[Stated exercise]
Scan the lines below for the word "React". Copy each line you find it in.
------------------------------------
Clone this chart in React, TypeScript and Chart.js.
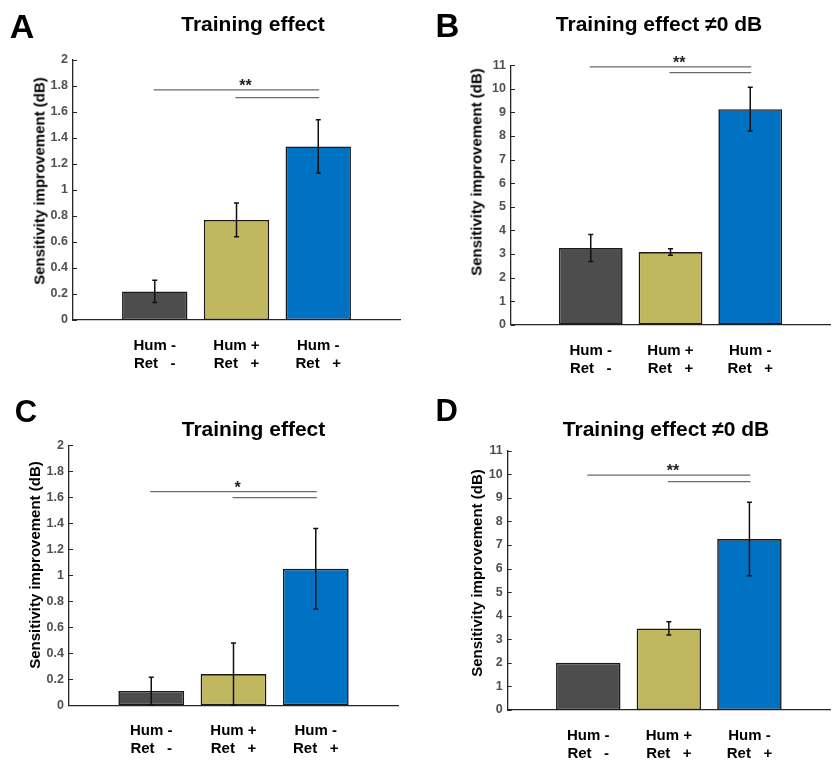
import React, { useEffect, useRef } from 'react';
import { Chart, registerables } from 'chart.js';

Chart.register(...registerables);

const FONT = '"Liberation Sans", Arial, Helvetica, sans-serif';
const AXIS_COLOR = '#262626';

// ---- data ----
const categories: string[][] = [
  ['Hum -', 'Ret   -'],
  ['Hum +', 'Ret   +'],
  ['Hum -', 'Ret   +'],
];
const barColors = ['#4d4d4d', '#c0b75f', '#0072c3'];

const meansA = [0.22, 0.77, 1.335];
const errorsA = [0.085, 0.13, 0.205];
const meansB = [3.25, 3.08, 9.14];
const errorsB = [0.57, 0.14, 0.93];
const meansC = [0.11, 0.24, 1.05];
const errorsC = [0.105, 0.24, 0.31];
const meansD = [2.0, 3.46, 7.25];
const errorsD = [0, 0.28, 1.56];

// significance brackets: [fromBar, toBar] (1-based) and their levels
const sigPairs = [
  [1, 3],
  [2, 3],
];
const sigLevelsA = [1.77, 1.71];
const sigLevelsB = [10.93, 10.69];
const sigLevelsC = [1.643, 1.597];
const sigLevelsD = [9.96, 9.69];
const starsA = '**';
const starsB = '**';
const starsC = '*';
const starsD = '**';

const titleShort = 'Training effect';
const titleNonZero = 'Training effect \u22600 dB';
const yAxisTitle = 'Sensitivity improvement (dB)';

type Rect = { left: number; top: number; width: number; height: number };
type Area = { left: number; top: number; right: number; bottom: number };

type PanelCfg = {
  letter: string;
  title: string;
  means: number[];
  errors: number[];
  yMax: number;
  yStep: number;
  sigLevels: number[];
  stars: string;
  starX: number;
  canvas: Rect;
  area: Area;
  letterPos: { x: number; y: number; size: number };
  titlePos: { x: number; y: number };
  yTitlePos: { x: number; y: number };
};

const panels: PanelCfg[] = [
  {
    letter: 'A',
    title: titleShort,
    means: meansA,
    errors: errorsA,
    yMax: 2,
    yStep: 0.2,
    sigLevels: sigLevelsA,
    stars: starsA,
    starX: 2.11,
    canvas: { left: 0, top: 0, width: 417, height: 385 },
    area: { left: 73, top: 60, right: 403, bottom: 320 },
    letterPos: { x: 22, y: 25.5, size: 34 },
    titlePos: { x: 253, y: 22.5 },
    yTitlePos: { x: 38.8, y: 181 },
  },
  {
    letter: 'B',
    title: titleNonZero,
    means: meansB,
    errors: errorsB,
    yMax: 11,
    yStep: 1,
    sigLevels: sigLevelsB,
    stars: starsB,
    starX: 2.11,
    canvas: { left: 417, top: 0, width: 430, height: 385 },
    area: { left: 511, top: 65.3, right: 840.5, bottom: 324.7 },
    letterPos: { x: 447.5, y: 25.3, size: 33 },
    titlePos: { x: 659, y: 22.8 },
    yTitlePos: { x: 475.5, y: 172 },
  },
  {
    letter: 'C',
    title: titleShort,
    means: meansC,
    errors: errorsC,
    yMax: 2,
    yStep: 0.2,
    sigLevels: sigLevelsC,
    stars: starsC,
    starX: 2.05,
    canvas: { left: 0, top: 385, width: 417, height: 386 },
    area: { left: 69, top: 445.3, right: 398, bottom: 705.3 },
    letterPos: { x: 26, y: 411, size: 31 },
    titlePos: { x: 253.5, y: 427.5 },
    yTitlePos: { x: 33.8, y: 564.5 },
  },
  {
    letter: 'D',
    title: titleNonZero,
    means: meansD,
    errors: errorsD,
    yMax: 11,
    yStep: 1,
    sigLevels: sigLevelsD,
    stars: starsD,
    starX: 2.05,
    canvas: { left: 417, top: 385, width: 430, height: 386 },
    area: { left: 507.7, top: 450.7, right: 837, bottom: 710 },
    letterPos: { x: 446.7, y: 409.5, size: 31 },
    titlePos: { x: 666, y: 427.5 },
    yTitlePos: { x: 475.5, y: 573 },
  },
];

const annotatePlugin = {
  id: 'annotate',
  afterDatasetsDraw(chart: any, _args: any, opts: any) {
    const { ctx, chartArea } = chart;
    const xs = chart.scales.x;
    const ys = chart.scales.y;
    ctx.save();
    // inward y ticks
    ctx.strokeStyle = AXIS_COLOR;
    ctx.lineWidth = 1;
    ys.ticks.forEach((t: any) => {
      const py = Math.round(ys.getPixelForValue(t.value)) + 0.5;
      ctx.beginPath();
      ctx.moveTo(chartArea.left, py);
      ctx.lineTo(chartArea.left + 4, py);
      ctx.stroke();
    });
    // error bars
    ctx.strokeStyle = '#111111';
    ctx.lineWidth = 1.5;
    (opts.means as number[]).forEach((m, i) => {
      const e = opts.errors[i];
      if (!e) return;
      const px = xs.getPixelForValue(i + 1);
      const yt = ys.getPixelForValue(m + e);
      const yb = ys.getPixelForValue(m - e);
      ctx.beginPath();
      ctx.moveTo(px, yt);
      ctx.lineTo(px, yb);
      ctx.moveTo(px - 2.5, yt);
      ctx.lineTo(px + 2.5, yt);
      ctx.moveTo(px - 2.5, yb);
      ctx.lineTo(px + 2.5, yb);
      ctx.stroke();
    });
    // significance lines
    ctx.strokeStyle = '#6a6a6a';
    ctx.lineWidth = 1.2;
    (opts.sigPairs as number[][]).forEach((pair, k) => {
      const py = ys.getPixelForValue(opts.sigLevels[k]);
      ctx.beginPath();
      ctx.moveTo(xs.getPixelForValue(pair[0]) - 1, py);
      ctx.lineTo(xs.getPixelForValue(pair[1]) + 1, py);
      ctx.stroke();
    });
    // stars
    ctx.fillStyle = '#222222';
    ctx.font = `bold 16px ${FONT}`;
    ctx.textAlign = 'center';
    ctx.textBaseline = 'alphabetic';
    const sy = ys.getPixelForValue(opts.sigLevels[0]) + 0.8;
    ctx.fillText(opts.stars, xs.getPixelForValue(opts.starX), sy);
    ctx.restore();
  },
};

function Panel({ cfg }: { cfg: PanelCfg }) {
  const ref = useRef<HTMLCanvasElement | null>(null);
  useEffect(() => {
    if (!ref.current) return;
    const c = cfg.canvas;
    const a = cfg.area;
    const yW = a.left - c.left;
    const xH = c.top + c.height - a.bottom;
    const padTop = a.top - c.top;
    const padRight = c.left + c.width - a.right;
    const labels: any[] = ['', ...categories, ''];
    const data: (number | null)[] = [null, ...cfg.means, null];
    const colors = ['#ffffff', ...barColors, '#ffffff'];
    const chart = new Chart(ref.current, {
      type: 'bar',
      data: {
        labels,
        datasets: [
          {
            data,
            backgroundColor: colors,
            borderColor: '#1a1a1a',
            borderWidth: 1.6,
            borderSkipped: false,
            barPercentage: 0.8,
            categoryPercentage: 1,
          },
        ],
      },
      plugins: [annotatePlugin],
      options: {
        responsive: false,
        animation: false,
        devicePixelRatio: 1,
        layout: { padding: { left: 0, top: padTop, right: padRight, bottom: 0 } },
        plugins: {
          legend: { display: false },
          tooltip: { enabled: false },
          title: { display: false },
          annotate: {
            means: cfg.means,
            errors: cfg.errors,
            sigPairs,
            sigLevels: cfg.sigLevels,
            stars: cfg.stars,
            starX: cfg.starX,
          },
        } as any,
        scales: {
          x: {
            type: 'category',
            offset: false,
            grid: { display: false, drawTicks: false },
            border: { display: true, color: AXIS_COLOR, width: 1.3 },
            ticks: {
              color: '#000000',
              padding: 17,
              maxRotation: 0,
              autoSkip: false,
              font: { family: FONT, size: 15, weight: 'bold', lineHeight: 1.2 },
            },
            afterFit: (s: any) => {
              s.height = xH;
            },
          },
          y: {
            min: 0,
            max: cfg.yMax,
            grid: { display: false, drawTicks: false },
            border: { display: true, color: AXIS_COLOR, width: 1.3 },
            ticks: {
              stepSize: cfg.yStep,
              color: '#505050',
              padding: 5,
              font: { family: FONT, size: 12.5, weight: 'bold' },
              callback: (v: any) => String(Number(Number(v).toFixed(2))),
            },
            afterFit: (s: any) => {
              s.width = yW;
            },
          },
        },
      } as any,
    });
    return () => chart.destroy();
  }, [cfg]);

  const c = cfg.canvas;
  const center: React.CSSProperties = {
    position: 'absolute',
    transform: 'translate(-50%, -50%)',
    whiteSpace: 'pre',
    lineHeight: 1,
    fontFamily: FONT,
    fontWeight: 'bold',
    color: '#000',
  };
  return (
    <>
      <canvas
        ref={ref}
        width={c.width}
        height={c.height}
        style={{ position: 'absolute', left: c.left, top: c.top, width: c.width, height: c.height }}
      />
      <div style={{ ...center, left: cfg.letterPos.x, top: cfg.letterPos.y, fontSize: cfg.letterPos.size }}>
        {cfg.letter}
      </div>
      <div style={{ ...center, left: cfg.titlePos.x, top: cfg.titlePos.y, fontSize: 21 }}>{cfg.title}</div>
      <div
        style={{
          ...center,
          left: cfg.yTitlePos.x,
          top: cfg.yTitlePos.y,
          fontSize: 15,
          transform: 'translate(-50%, -50%) rotate(-90deg)',
        }}
      >
        {yAxisTitle}
      </div>
    </>
  );
}

export default function App() {
  return (
    <div
      style={{
        position: 'absolute',
        left: 0,
        top: 0,
        width: 835,
        height: 771,
        overflow: 'hidden',
        background: '#ffffff',
      }}
    >
      {panels.map((p) => (
        <Panel key={p.letter} cfg={p} />
      ))}
    </div>
  );
}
------------------------------------
[Task output]
Clone this chart in React, TypeScript and Chart.js.
import React, { useEffect, useRef } from 'react';
  const center: React.CSSProperties = {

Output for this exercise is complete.